Twenty-four pieces comprise the recently opened exhibition of bachelor’s theses at the UP Diliman College of Fine Arts. Autobiography was apparently a strong strain, addressed in different ways varying from oil paintings to installations. A noteworthy piece examined self-invention (translucent cylinder of images of the artist’s invented personas), quite remarkable among a sea of stories that draw from childhood anxieties.
One of the works inquired into the act of making art, a rotating machine that spatters paint while another piece concerned itself about the state of knowledge mediated through print, specifically books. Some works bravely explored sexuality, up turning with humor and bite a topic rarely discussed publicly. These include the large-scale monochrome painting of exploding phallus, depicted like the destructive mushroom of atomic bombs dropped in Hiroshima and Nagasaki. One other is a cabinet of underwear, custom-made panties that record the artist’s coming to terms with her sexuality. Other works were about experimentation and innovation with material, thermal paper and clay from Ilocos the most interesting. Suffice to say, almost all show great potential, with majority of students laying their thoughts and intentions with admirable clarity, brevity and openness to critique.

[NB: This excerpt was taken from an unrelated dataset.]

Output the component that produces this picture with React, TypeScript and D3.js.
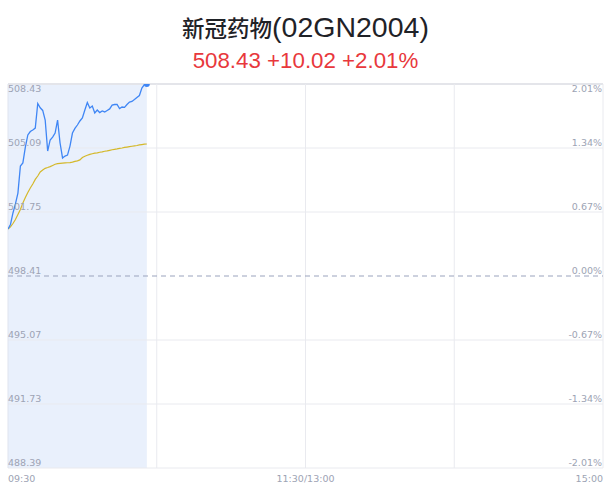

I went home with images in my head of two installations I liked best. Jezzel Lorraine Wee’s Bauhinia Phllotaxis is a circular patch of dried leaves, earth and whatever else comes with it. Overhead is a canopy of leaves painstakingly cut to look like hovering butterflies, faintly swaying to breeze. The canopy is well crafted, the installation points well noted for the trellis of crafted butterfly forms. The network of nylon cords makes the leaves cascade, seemingly sluicing through air. Wee works with tempered ease through her materials, exploiting to fullness something scarce (leaves that are dry and crumbling, earth sullied by trash).
One encounters Joseph Martin Gabriel’s Ephemeral Bread Sculptures in a darkened room. His enclosed domes of mold sculptures are fascinating yet also chilling. Molds grow rapidly on bread inside these vivariums, a thriving, breathing landscape of patches and fissures. They are like urbanscapes of ruin, crumbling forms overtaken and misshapen by growth.
These are arresting pieces because their near fragile existence recalls the comparably threatened state of environment. The pieces change with time, magnified in density or heft as Gabriel’s bread sculptures or frittered by air and wind as Wee’s installation. A sense of delicacy, fine craft, and quiet containment shapes the latter while there is sinister element to the former, however subtly formed.